Thursday, November 29, 2012

Finally Feeling Comfy

It has been a bit since I last blogged, and so much has changed... I don't know where to begin!  First thing is that I biked 80km with 10 of my friends to Lake Kariba.  It was incredibly difficult, probably one of the hardest physical challenges I have ever embarked upon...but I did it!  We camped for 3 nights, relaxing together by the lake and swimming pool (the first pool I've been to in Zambia).  After our trip we had Provs, where all of the 30 volunteers in my province come together for 4 days of meetings (dancing and celebrating at night of course), and on the last day we had a lovely Thanksgiving with staff members and volunteers together at the house.  After our bike trip and provs, I felt like I have a family here in Zambia.  The volunteers in my province are some of the most beautiful people I have ever met, and I know that this support system can carry me through anything here in Zambia. 

I have also begun to feel completely comfortable in my hut.  I used to be very nervous at night, when all of the critters come out, the noises in the dark used to be foreign to me. But now "I am used" as we say here, and I feel at home.  The shift happened after provs, when I put up shelves, collaged candle holders, put up pictures of family and friends, and of my favorite musicians from Rolling Stones 100 Greatest Guitarists of All Time.  If I ever feel sad, Jimmy Hendrix, George Harrison, and Joni Mitchell keep me company in my hut.  One night when it was raining, I lit candles, blasted my ipod speakers, soaked my feet in a warm water bucket, and then painted in my hut.  It was beautiful.  I thought, I am home.  My host family and the clinic staff help me when I need, they give me their love and smiling faces every day.  And now, I also enjoy being alone, writing and reading and creating.  Thank you Zambia! Sending my love to you all


Wednesday, November 7, 2012

Village Life

Hello to my beautiful family and friends!  I have been in the village for about a month, I'm sorry to be so out of touch. My cell phone service is spotty, I climb an ant hill to make and receive phone calls.  My days are long, but the weeks are flying by.  I love my work at the clinic and teaching at the school, traveling with friends, the sky.  Things are slow in the village, which is alright unless it concerns my hut door and roof.  I am learning patience, I am finding my voice, I am learning my strength.  Testing my strength more than I could have ever imagined.  Zambia is changing me every day, pushing me to grow up quickly.  My best friend at the clinic is named Judy, and on slow days I sit and talk with her, Vivian (the HIV psychosocial counselor) and the nurses (who work day and night because there is no doctor at the clinic) and eat fruits called masuku.  My clinic consists mostly of community health workers who come from far away villages and get paid next to nothing. 

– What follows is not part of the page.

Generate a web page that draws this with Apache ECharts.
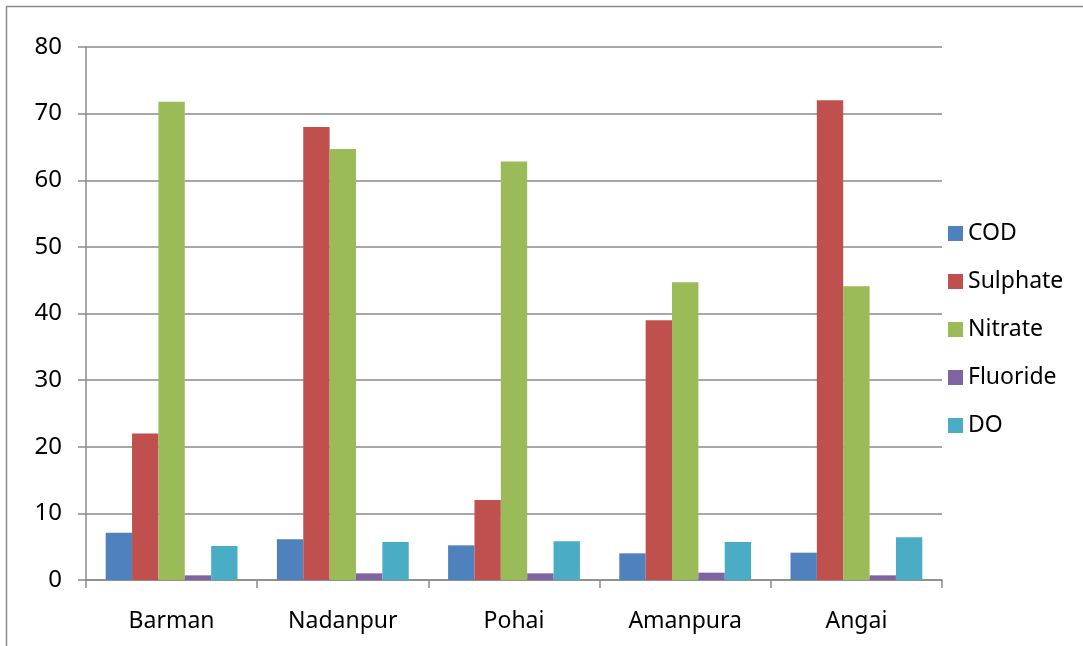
<!DOCTYPE html>
<html>
<head>
<meta charset="utf-8">
<script src="https://cdn.jsdelivr.net/npm/echarts@6/dist/echarts.min.js"></script>
<style>
  html, body { margin: 0; padding: 0; background: #fff; }
  #chart { width: 1083px; height: 646px; }
</style>
</head>
<body>
<div id="chart"></div>
<script>
// Water quality parameters by sampling site
const sites = ['Barman', 'Nadanpur', 'Pohai', 'Amanpura', 'Angai'];
const cod = [7.1, 6.1, 5.2, 4.0, 4.1];
const sulphate = [22, 68, 12, 39, 72];
const nitrate = [71.8, 64.7, 62.8, 44.7, 44.1];
const fluoride = [0.7, 1.0, 1.0, 1.1, 0.7];
const dissolvedOxygen = [5.1, 5.7, 5.8, 5.7, 6.4];

const seriesNames = ['COD', 'Sulphate', 'Nitrate', 'Fluoride', 'DO'];
const seriesData = [cod, sulphate, nitrate, fluoride, dissolvedOxygen];
const colors = ['#4F81BD', '#C0504D', '#9BBB59', '#8064A2', '#4BACC6'];

const FONT = 'Noto Sans';
const AXIS_GREY = '#8a8a8a';

const chart = echarts.init(document.getElementById('chart'), null, { renderer: 'canvas' });

chart.setOption({
  animation: false,
  backgroundColor: '#ffffff',
  color: colors,
  graphic: [{
    type: 'rect',
    silent: true,
    shape: { x: 6.5, y: 6.5, width: 2000, height: 2000 },
    style: { fill: 'none', stroke: '#8c8c8c', lineWidth: 1.5 }
  }],
  grid: { left: 86, right: 141, top: 47, bottom: 66, containLabel: false },
  legend: {
    orient: 'vertical',
    left: 943,
    top: 217,
    itemWidth: 15,
    itemHeight: 15,
    itemGap: 25,
    icon: 'rect',
    textStyle: { fontFamily: FONT, fontSize: 23, color: '#000', lineHeight: 23 },
    data: seriesNames
  },
  xAxis: {
    type: 'category',
    data: sites,
    axisLine: { lineStyle: { color: AXIS_GREY, width: 1.5 } },
    axisTick: { show: true, length: 8, alignWithLabel: false, lineStyle: { color: AXIS_GREY, width: 1.5 } },
    axisLabel: { fontFamily: FONT, fontSize: 23, color: '#000', margin: 30 }
  },
  yAxis: {
    type: 'value',
    min: 0,
    max: 80,
    interval: 10,
    axisLine: { show: true, lineStyle: { color: AXIS_GREY, width: 1.5 } },
    axisTick: { show: true, length: 8, lineStyle: { color: AXIS_GREY, width: 1.5 } },
    splitLine: { show: true, lineStyle: { color: AXIS_GREY, width: 1.5 } },
    axisLabel: { fontFamily: FONT, fontSize: 24, color: '#000', margin: 24 }
  },
  series: seriesNames.map((name, i) => ({
    name: name,
    type: 'bar',
    data: seriesData[i],
    barGap: '0%',
    barCategoryGap: '23%',
    itemStyle: { color: colors[i] }
  }))
});
</script>
</body>
</html>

I give health talks to pregnant mothers on HIV testing, malaria prevention, and proper nutrition during their pregnancy and for their children.  I have spoken to students about setting goals, both finding and being role models, and about gender roles.  That boys and girls can BOTH do anything they want to do.  I have begun to work with a women's group, and we are hoping to begin making citenge clothing to sell at the market and in our village.  I will begin working with an AIDS club at the school next week.  I splatter painted my hut, but the rains have put brown stains on my colorful walls.  Zambia is teaching me to let go, completely and totally.  Things take time, and it's finding peace in the long processes that is the key.  I love and miss you all, and I can't wait to hear from you!